Adani is one of India’s most active conglomerates, with investments in everything from ports to data centres, according to the FT report. “Indian authorities announced last week the group would build a $10bn semiconductor plant with Israel’s Tower Semiconductor,” it further added.

Short seller Hindenburg Research last year accused the group of “fraud” and stock market manipulation. Adani has denied the allegations.

The FT report provided the background of the Adani deal with Bangladesh.

“Adani’s Godda deal was agreed during a 2015 visit by Indian Prime Minister Narendra Modi to Dhaka,” it added. “Activists have repeatedly criticised the project, which became fully operational last year, saying the high cost of importing power from Godda did not make sense for Bangladesh.”

Adani, however, claimed that its cost of power is ‘very competitive’ when compared to the ‘other imported coal-based power plants’.

Khan also told FT that Yunus’s administration would reintroduce competitive bidding, empower regulators and establish an expert committee to re-examine energy deals negotiated under the previous government.

“This is for all the transactions. We don’t want it to be discriminatory,” Khan added.

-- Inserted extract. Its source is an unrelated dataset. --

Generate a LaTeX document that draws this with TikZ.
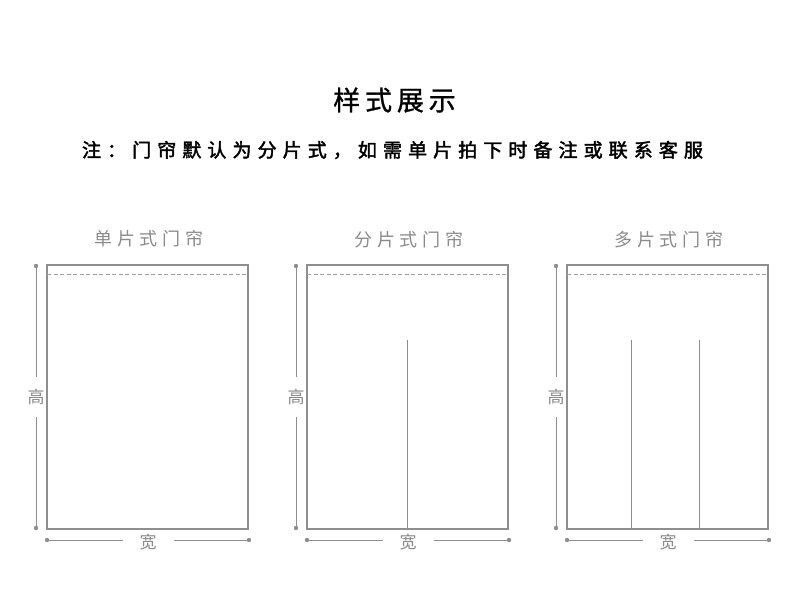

Meanwhile, Yunus’s government has said it does not want to upset relations with India or China. In this connection, the energy adviser added that he told the China’s ambassador in Dhaka this month that infrastructure deals negotiated with Beijing had to be more “cost effective”.

The Export-Import Bank of China, for example, helped finance the Banshkhali power plant built by Bangladesh’s S Alam Group, whose chair is now being investigated for money laundering, added the FT report mentioning that the company did not respond to a request for comment.

“We didn’t want to give the message . . . that there’s a bull in the China shop,” Khan told FT. “Bangladesh is open . . . Whoever will give us value for money, the lowest price and good quality, we’ll [choose] them.”

The FT report also pointed out that following Sheikh Hasina’s ousting, India altered its guidelines to allow electricity exporters to sell domestically, a move that could allow Adani to find replacement buyers for its Godda power.

Adani, however, said it did not have plans to divert supplies away from Bangladesh.

“Currently our Godda plant is not connected to the Indian grid and hence there is no question of looking for any alternate supply market,” the company said. “We remain steadfast in our commitment... and look forward to the Bangladesh government for similar reciprocity.”